Senators Markey and Blumenthal requested written responses to the following questions by May 5, 2023:
- Please fully describe the purposes for which Tesla collects and retains vehicle recordings, how long those recordings are kept, and who has access to them.
- Does Tesla restrict access to these vehicle camera recordings to certain employees or contractors through policy and technical measures? If so, please describe in detail those restrictions.
- Why were Telsa’s policy and technical measures unable to prevent the wrongful sharing of vehicle recordings? Has Tesla investigated this misuse of highly invasive customer information?
- Were Tesla executives aware that their employees were sharing consumer vehicle recordings, including videos and images, on internal company messaging software prior to Reuters’ public reporting on this topic?

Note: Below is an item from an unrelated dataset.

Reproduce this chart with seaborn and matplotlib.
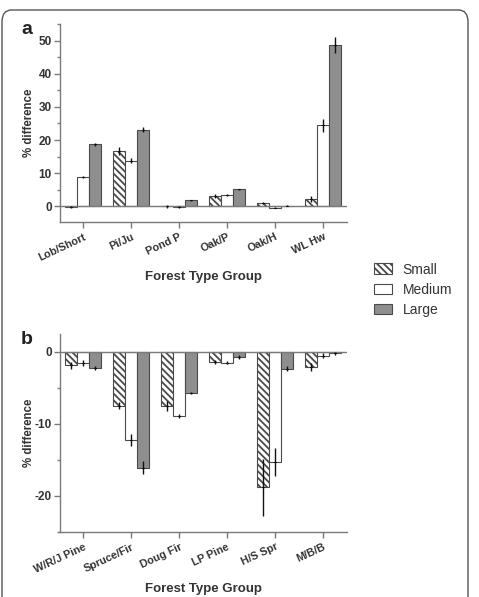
import numpy as np
import pandas as pd
import matplotlib
matplotlib.use("Agg")
import matplotlib.pyplot as plt
from matplotlib.patches import Patch, FancyBboxPatch
from matplotlib.container import BarContainer
from matplotlib.ticker import MultipleLocator
import seaborn as sns

sizes = ["Small", "Medium", "Large"]

groups_a = ["Lob/Short", "Pi/Ju", "Pond P", "Oak/P", "Oak/H", "WL Hw"]
small_a = [-0.1, 16.7, 0.0, 3.2, 1.1, 2.2]
medium_a = [8.9, 13.8, -0.2, 3.4, -0.4, 24.4]
large_a = [18.7, 23.1, 1.8, 5.1, 0.2, 48.8]
small_a_err = [0.3, 1.3, 0.5, 0.6, 0.3, 0.8]
medium_a_err = [0.3, 0.8, 0.4, 0.3, 0.2, 1.9]
large_a_err = [0.5, 0.8, 0.2, 0.3, 0.1, 2.4]

groups_b = ["W/R/J Pine", "Spruce/Fir", "Doug Fir", "LP Pine", "H/S Spr", "M/B/B"]
small_b = [-1.85, -7.45, -7.5, -1.4, -18.8, -2.1]
medium_b = [-1.5, -12.2, -8.85, -1.5, -15.3, -0.5]
large_b = [-2.2, -16.1, -5.7, -0.65, -2.3, -0.15]
small_b_err = [0.5, 0.5, 0.7, 0.3, 4.0, 0.6]
medium_b_err = [0.4, 0.8, 0.3, 0.2, 1.9, 0.3]
large_b_err = [0.3, 0.9, 0.2, 0.3, 0.3, 0.2]

sns.set_theme(style="white")
plt.rcParams["font.family"] = ["Liberation Sans", "DejaVu Sans"]
plt.rcParams["hatch.linewidth"] = 1.3
plt.rcParams["axes.unicode_minus"] = False

fill = {"Small": "white", "Medium": "white", "Large": "#8e8e8e"}
EDGE = "#4a4a4a"
SPINE = "#7a7a7a"
TXT = "#333333"
HATCH = "\\\\\\\\\\"

fig = plt.figure(figsize=(4.79, 5.97), dpi=100)

# rounded frame
frame = FancyBboxPatch((2 / 479, -0.05), 466 / 479, 1 - 10 / 597 + 0.05,
                       boxstyle="round,pad=0,rounding_size=0.02",
                       transform=fig.transFigure, fill=False,
                       edgecolor="#555555", linewidth=1.0)
fig.patches.append(frame)


def panel(rect, groups, vals, errs, ylim, letter):
    ax = fig.add_axes(rect)
    df = pd.DataFrame({
        "group": list(groups) * 3,
        "size": [s for s in sizes for _ in groups],
        "value": vals[0] + vals[1] + vals[2],
    })
    sns.barplot(data=df, x="group", y="value", hue="size", hue_order=sizes,
                order=groups, palette=fill, errorbar=None, width=0.75,
                edgecolor=EDGE, linewidth=0.8, legend=False, ax=ax)
    bars = [c for c in ax.containers if isinstance(c, BarContainer)]
    for ci, cont in enumerate(bars):
        for bi, p in enumerate(cont.patches):
            if sizes[ci] == "Small":
                p.set_hatch(HATCH)
            x = p.get_x() + p.get_width() / 2
            y = vals[ci][bi]
            ax.errorbar(x, y, yerr=errs[ci][bi], color="#111111",
                        elinewidth=1.0, capsize=0, fmt="none", zorder=5)
            ax.plot([x - 0.03, x + 0.03], [y, y], color="#111111", lw=0.8, zorder=5)
    ax.axhline(0, color=SPINE, lw=1.0, zorder=1)
    ax.set_xlim(-0.48, 5.5)
    ax.set_ylim(*ylim)
    ax.yaxis.set_major_locator(MultipleLocator(10))
    ax.yaxis.set_minor_locator(MultipleLocator(5))
    sns.despine(ax=ax)
    for s in ("left", "bottom"):
        ax.spines[s].set_color(SPINE)
        ax.spines[s].set_linewidth(1.0)
    ax.tick_params(axis="both", which="both", direction="out", color=SPINE,
                   left=True, bottom=True, width=1.0)
    ax.tick_params(axis="y", which="major", length=4, pad=2, labelsize=8.5, labelcolor=TXT)
    ax.tick_params(axis="y", which="minor", length=2.5)
    ax.tick_params(axis="x", length=4, pad=3, labelsize=7.8, labelcolor=TXT)
    for t in ax.get_yticklabels():
        t.set_fontweight("bold")
    ax.set_xticks(range(len(groups)))
    ax.set_xticklabels(groups, rotation=25, ha="right", rotation_mode="anchor",
                       fontweight="bold")
    ax.set_xlabel("Forest Type Group", fontsize=9.5, fontweight="bold", color=TXT, labelpad=6)
    ax.set_ylabel("% difference", fontsize=8.3, fontweight="bold", color=TXT)
    ax.yaxis.set_label_coords(-25 / 287, 0.5)
    ax.grid(False)
    fig.text(27 / 479, rect[1] + rect[3] - 5 / 597, letter, fontsize=14,
             fontweight="bold", color="#222222", ha="center", va="center")
    return ax


ax_a = panel([60 / 479, 1 - 222 / 597, 287 / 479, 198 / 597], groups_a,
             [small_a, medium_a, large_a], [small_a_err, medium_a_err, large_a_err],
             (-4.7, 55), "a")
ax_b = panel([60 / 479, 1 - 532 / 597, 287 / 479, 198 / 597], groups_b,
             [small_b, medium_b, large_b], [small_b_err, medium_b_err, large_b_err],
             (-25, 2.5), "b")

handles = [Patch(facecolor=fill[s], edgecolor=EDGE, linewidth=0.8,
                 hatch=HATCH if s == "Small" else None, label=s) for s in sizes]
fig.legend(handles=handles, loc="upper left", bbox_to_anchor=(361 / 479, 1 - 250 / 597),
           frameon=False, fontsize=10, handlelength=1.3, handleheight=0.8,
           labelspacing=0.45, handletextpad=0.8, labelcolor=TXT)

fig.savefig("out.png", dpi=100)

- If so, for how long were the executives aware of this employee behavior and what steps did Tesla take to stop this employee behavior?
- If not, will Tesla commit to taking all necessary steps, including formal policy changes, to ensure that this breach of consumer privacy does not happen again?
- Are Tesla executives certain that Tesla employees no longer share vehicle camera recordings for unauthorized purposes?
- What steps is Tesla taking to ensure that the camera recordings are actually anonymous?
- Will Tesla commit to taking all necessary steps, including formal policy changes, to ensure that vehicle camera recordings do not identify the location of the Tesla customer?
Senators Markey and Blumenthal have long advocated for autonomous vehicle (AV) technology privacy and safety. In July 2019, Senators Markey and Blumenthal reintroduced the Security and Privacy in Your Car (SPY Car) Act, which directs the National Highway Traffic Safety Administration (NHTSA) and the Federal Trade Commission (FTC) to establish federal standards to ensure cybersecurity in increasingly computerized vehicles and to protect drivers’ privacy. In August 2021, Senators Markey and Blumenthal sent a letter to the FTC, calling for the agency to launch an investigation into Tesla’s advertising of driving automation systems. In February 2022, Senators Markey and Blumenthal sent a letter to Tesla co-Founder and CEO Elon Musk following numerous reports of dangerous braking flaws in Tesla’s Autopilot and Full Self-Driving systems and amid several federal safety investigations, voicing serious concerns with the implementation of the company’s technology. In June 2022, Senators Markey and Blumenthal issued a joint statement applauding NHTSA for upgrading its investigation into Tesla’s Autopilot system from a preliminary evaluation to an engineering analysis. In October 2022 and February 2023, Senators Markey and Blumenthal issued additional joint statements on a reported DOJ investigation into Tesla’s misleading advertising of driving automation systems and on Tesla’s recall of more than 360,000 of its vehicles equipped with Full Self-Driving Beta software due to crash risk.